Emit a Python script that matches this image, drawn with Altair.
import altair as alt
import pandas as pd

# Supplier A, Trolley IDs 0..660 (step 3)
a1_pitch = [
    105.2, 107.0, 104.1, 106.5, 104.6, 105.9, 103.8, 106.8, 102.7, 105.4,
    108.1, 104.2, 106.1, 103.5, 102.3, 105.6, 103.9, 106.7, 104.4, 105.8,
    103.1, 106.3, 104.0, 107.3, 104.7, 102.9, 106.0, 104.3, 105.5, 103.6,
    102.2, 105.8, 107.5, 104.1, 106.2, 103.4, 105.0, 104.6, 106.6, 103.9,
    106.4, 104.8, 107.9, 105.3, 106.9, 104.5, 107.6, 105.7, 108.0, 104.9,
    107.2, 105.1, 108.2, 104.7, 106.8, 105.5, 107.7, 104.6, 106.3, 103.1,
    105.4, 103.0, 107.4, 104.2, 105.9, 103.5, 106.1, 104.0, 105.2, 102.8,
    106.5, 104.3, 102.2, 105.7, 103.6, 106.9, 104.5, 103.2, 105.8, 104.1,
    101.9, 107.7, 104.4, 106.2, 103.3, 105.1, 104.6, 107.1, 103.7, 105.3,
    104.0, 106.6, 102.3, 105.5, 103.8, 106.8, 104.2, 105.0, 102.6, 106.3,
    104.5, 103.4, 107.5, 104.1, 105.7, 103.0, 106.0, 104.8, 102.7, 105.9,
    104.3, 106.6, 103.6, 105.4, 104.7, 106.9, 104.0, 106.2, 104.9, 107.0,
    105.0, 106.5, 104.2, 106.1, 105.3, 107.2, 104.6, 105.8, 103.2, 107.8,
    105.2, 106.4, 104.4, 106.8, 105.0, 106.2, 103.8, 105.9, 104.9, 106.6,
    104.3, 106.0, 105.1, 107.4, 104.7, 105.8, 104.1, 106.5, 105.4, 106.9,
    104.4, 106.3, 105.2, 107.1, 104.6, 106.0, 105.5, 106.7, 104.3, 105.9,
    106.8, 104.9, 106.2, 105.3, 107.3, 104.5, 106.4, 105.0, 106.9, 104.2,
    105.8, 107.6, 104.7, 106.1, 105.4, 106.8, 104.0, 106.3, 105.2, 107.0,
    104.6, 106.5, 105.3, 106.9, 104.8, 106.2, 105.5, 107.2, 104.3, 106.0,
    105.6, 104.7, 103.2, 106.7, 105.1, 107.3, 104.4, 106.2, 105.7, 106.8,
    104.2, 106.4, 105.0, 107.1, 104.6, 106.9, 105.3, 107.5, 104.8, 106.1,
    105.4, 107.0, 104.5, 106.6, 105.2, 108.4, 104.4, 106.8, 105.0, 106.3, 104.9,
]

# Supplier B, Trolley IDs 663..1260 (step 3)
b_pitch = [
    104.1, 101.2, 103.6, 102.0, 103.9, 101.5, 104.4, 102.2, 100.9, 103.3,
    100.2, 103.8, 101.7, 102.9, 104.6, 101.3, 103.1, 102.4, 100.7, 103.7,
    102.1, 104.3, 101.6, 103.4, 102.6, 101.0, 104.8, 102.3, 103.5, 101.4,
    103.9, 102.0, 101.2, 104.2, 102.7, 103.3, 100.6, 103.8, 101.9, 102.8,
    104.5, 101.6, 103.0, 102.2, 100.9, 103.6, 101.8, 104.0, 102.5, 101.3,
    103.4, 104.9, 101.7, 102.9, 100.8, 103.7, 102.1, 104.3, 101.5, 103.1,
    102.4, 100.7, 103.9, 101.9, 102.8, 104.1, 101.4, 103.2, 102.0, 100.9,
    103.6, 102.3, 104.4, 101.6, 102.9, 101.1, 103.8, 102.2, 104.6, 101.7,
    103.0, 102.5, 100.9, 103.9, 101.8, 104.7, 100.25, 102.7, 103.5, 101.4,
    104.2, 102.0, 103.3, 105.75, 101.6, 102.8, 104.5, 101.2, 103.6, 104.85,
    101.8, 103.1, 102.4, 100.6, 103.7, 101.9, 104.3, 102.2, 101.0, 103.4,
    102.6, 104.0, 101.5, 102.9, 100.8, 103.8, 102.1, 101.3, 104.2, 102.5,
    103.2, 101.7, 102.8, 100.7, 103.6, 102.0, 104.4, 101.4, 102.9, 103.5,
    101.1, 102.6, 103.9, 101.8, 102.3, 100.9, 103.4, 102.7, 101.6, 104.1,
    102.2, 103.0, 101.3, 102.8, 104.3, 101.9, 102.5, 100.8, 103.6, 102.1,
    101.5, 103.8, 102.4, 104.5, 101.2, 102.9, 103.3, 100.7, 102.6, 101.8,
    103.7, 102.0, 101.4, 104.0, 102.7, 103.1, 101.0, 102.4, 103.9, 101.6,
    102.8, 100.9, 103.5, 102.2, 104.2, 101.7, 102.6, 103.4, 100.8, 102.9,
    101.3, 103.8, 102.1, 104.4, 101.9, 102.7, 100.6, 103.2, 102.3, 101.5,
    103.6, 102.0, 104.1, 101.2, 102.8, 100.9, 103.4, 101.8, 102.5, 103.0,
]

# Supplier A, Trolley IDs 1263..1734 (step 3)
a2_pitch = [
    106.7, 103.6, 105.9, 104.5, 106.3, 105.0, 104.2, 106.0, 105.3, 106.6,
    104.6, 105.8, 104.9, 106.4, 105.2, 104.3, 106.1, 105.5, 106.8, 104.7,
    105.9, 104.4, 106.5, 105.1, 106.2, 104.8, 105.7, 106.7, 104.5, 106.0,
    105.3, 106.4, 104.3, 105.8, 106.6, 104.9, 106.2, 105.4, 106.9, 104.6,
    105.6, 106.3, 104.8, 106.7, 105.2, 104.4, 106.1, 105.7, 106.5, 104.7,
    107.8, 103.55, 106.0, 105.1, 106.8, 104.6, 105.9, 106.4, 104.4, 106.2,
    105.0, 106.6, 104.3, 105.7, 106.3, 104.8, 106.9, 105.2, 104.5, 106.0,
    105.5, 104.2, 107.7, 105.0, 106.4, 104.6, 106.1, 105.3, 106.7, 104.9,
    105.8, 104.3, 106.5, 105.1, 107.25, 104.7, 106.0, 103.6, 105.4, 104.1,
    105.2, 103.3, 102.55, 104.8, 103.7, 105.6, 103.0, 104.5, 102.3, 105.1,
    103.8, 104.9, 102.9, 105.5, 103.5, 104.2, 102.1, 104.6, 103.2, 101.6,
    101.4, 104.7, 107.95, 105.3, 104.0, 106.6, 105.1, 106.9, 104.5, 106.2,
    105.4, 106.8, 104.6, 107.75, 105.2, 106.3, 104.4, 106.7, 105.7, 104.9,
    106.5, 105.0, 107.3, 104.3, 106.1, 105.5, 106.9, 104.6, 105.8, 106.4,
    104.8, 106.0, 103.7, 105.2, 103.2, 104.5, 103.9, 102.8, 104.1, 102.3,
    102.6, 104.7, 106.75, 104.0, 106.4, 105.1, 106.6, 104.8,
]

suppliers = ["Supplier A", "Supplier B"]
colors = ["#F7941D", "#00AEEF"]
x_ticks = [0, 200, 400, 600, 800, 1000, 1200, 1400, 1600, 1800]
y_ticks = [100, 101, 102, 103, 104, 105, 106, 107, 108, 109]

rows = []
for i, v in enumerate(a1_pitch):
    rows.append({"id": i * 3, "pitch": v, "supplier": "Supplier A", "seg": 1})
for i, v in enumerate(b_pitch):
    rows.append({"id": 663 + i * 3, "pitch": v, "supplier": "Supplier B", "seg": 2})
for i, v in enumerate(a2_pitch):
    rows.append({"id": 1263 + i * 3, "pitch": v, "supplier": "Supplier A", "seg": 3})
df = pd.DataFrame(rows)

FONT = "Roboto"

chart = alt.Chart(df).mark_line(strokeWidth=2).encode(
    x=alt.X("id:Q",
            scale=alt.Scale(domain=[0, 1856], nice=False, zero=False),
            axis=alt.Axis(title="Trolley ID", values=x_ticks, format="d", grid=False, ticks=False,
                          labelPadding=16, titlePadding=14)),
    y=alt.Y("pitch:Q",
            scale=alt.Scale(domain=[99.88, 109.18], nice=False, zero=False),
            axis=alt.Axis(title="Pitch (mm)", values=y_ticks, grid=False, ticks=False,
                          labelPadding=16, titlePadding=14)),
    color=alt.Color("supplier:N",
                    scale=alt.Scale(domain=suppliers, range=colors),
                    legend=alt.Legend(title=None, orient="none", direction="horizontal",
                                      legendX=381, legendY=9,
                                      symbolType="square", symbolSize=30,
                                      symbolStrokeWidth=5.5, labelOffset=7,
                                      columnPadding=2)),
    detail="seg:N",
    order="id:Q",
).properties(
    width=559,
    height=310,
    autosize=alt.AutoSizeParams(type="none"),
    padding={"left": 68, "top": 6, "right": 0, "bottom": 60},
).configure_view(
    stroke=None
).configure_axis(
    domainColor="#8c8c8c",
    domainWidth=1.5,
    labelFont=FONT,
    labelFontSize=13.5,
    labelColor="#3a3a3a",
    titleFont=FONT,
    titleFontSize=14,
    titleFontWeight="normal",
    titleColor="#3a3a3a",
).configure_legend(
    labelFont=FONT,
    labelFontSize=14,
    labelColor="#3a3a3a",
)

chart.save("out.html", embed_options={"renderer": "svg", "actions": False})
◆ ◆ ◆ ◆
* WRITTEN REQUEST: Return the lines above precisely as they appear, beginning at the first line and ending at the line with "import pandas as pd", and nothing after it.

* OUTPUT BELOW:
Emit a Python script that matches this image, drawn with Altair.
import altair as alt
import pandas as pd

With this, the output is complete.